David Makhura, the premier of the economically important Gauteng province, who was addressing an event organized by the South African Tamil Federation, also said the Indian community has contributed to the country in many ways, including resistance movements in different eras.

“Right from our fight against colonialism and apartheid to the fight against corruption in present times, the Indian-origin community has always supported us,” news agency PTI quoted him saying.

Gauteng is home to 1.4 million South Africans of Indian origin, mostly from southern India.

Makhura praised the contribution of Thambi Naidoo and child martyr Valliamma Moodliar, both of Indian Tamil origin and part of Gandhi’s struggle against Apartheid. Makhura said, “Mahatma Gandhi learnt the concept of ‘Satyagraha’ here.”

“Many others (Indians) suffered and sacrificed their lives so that our country can be free. Many of them were tortured and detained. Many died, many were detained, and some went into exile,” the news agency quoted Makhura as saying.

Mauritius-born Thambi Naidoo was an early collaborator of Mahatma Gandhi and helped Gandhi in the South African Indian communities as they struggled against pre-Apartheid racial repression by the local white and the colonial British authorities in Durban between 1906 and 1913.

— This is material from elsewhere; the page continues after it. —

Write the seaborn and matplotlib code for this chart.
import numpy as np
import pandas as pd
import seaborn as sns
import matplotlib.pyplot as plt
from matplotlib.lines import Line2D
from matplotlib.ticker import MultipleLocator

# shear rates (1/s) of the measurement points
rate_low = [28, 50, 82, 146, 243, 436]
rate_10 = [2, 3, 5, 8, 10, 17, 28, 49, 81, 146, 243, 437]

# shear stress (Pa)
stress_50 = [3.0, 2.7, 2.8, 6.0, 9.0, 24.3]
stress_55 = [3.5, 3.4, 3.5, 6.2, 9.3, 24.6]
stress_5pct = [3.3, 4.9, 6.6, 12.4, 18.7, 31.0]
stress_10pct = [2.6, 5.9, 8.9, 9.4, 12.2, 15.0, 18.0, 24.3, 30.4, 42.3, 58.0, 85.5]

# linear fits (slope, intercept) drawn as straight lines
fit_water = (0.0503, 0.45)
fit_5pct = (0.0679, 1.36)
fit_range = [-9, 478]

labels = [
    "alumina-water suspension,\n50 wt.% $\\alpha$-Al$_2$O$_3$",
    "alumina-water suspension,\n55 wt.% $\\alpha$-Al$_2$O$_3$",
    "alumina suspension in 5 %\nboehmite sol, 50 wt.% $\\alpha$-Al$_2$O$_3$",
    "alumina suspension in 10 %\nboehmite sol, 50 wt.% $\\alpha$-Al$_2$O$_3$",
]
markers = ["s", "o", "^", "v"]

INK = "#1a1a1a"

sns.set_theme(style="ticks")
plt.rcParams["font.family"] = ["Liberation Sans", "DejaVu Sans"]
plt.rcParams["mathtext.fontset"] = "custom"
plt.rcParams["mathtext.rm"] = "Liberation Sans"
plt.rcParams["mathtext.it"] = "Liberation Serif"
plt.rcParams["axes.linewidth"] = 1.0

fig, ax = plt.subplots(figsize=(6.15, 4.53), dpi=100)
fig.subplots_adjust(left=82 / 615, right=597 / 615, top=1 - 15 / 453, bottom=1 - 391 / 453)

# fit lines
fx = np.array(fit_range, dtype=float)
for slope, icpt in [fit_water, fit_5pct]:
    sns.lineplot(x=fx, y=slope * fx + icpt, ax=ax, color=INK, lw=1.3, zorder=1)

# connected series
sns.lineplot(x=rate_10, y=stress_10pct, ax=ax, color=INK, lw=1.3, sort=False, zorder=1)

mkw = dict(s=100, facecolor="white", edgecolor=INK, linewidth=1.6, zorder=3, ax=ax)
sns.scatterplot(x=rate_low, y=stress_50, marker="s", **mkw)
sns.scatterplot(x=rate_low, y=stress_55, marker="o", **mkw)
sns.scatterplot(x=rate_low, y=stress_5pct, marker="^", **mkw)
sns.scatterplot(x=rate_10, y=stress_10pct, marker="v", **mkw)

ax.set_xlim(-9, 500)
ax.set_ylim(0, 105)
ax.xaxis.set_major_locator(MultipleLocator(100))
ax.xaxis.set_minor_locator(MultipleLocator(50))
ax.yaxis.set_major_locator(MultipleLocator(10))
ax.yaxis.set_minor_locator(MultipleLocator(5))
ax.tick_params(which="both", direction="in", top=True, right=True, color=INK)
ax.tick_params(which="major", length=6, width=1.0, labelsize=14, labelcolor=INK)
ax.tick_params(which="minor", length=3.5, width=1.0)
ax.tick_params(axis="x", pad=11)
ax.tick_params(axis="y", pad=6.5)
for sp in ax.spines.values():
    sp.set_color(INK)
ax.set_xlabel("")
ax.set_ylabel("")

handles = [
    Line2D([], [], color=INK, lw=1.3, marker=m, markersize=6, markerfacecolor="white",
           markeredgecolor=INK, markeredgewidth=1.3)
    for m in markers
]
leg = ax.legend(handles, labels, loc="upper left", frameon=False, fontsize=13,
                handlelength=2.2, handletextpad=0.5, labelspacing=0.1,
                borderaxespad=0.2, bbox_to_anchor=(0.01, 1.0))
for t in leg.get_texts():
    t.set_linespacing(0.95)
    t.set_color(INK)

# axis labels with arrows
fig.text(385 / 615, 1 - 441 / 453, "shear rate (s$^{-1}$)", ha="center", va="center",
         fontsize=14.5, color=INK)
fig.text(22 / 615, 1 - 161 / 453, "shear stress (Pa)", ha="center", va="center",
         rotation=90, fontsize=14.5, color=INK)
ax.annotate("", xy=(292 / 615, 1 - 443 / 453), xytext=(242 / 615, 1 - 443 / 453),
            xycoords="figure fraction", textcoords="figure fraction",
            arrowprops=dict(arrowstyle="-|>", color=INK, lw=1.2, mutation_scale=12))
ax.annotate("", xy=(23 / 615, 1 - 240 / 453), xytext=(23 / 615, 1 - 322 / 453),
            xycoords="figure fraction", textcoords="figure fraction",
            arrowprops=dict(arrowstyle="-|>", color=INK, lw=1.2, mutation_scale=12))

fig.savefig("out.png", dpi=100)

Valliamma Moodliar was born to Indian immigrant parents in South Africa and was raised in Johannesburg. She joined Gandhi when she was 10. At 16, she, her mother, and a large group of other women marched from Transvaal to Natal. In October 1913, she again joined her mother and other women to march to Natal where they were arrested and sentenced to three months of hard labor at the Pietermaritzburg prison.

When she was sent to prison, she was already sick. She died in 1914 after being released from prison.

PTI said Makhura also lauded the Indian community for its role in uplifting other groups in South Africa.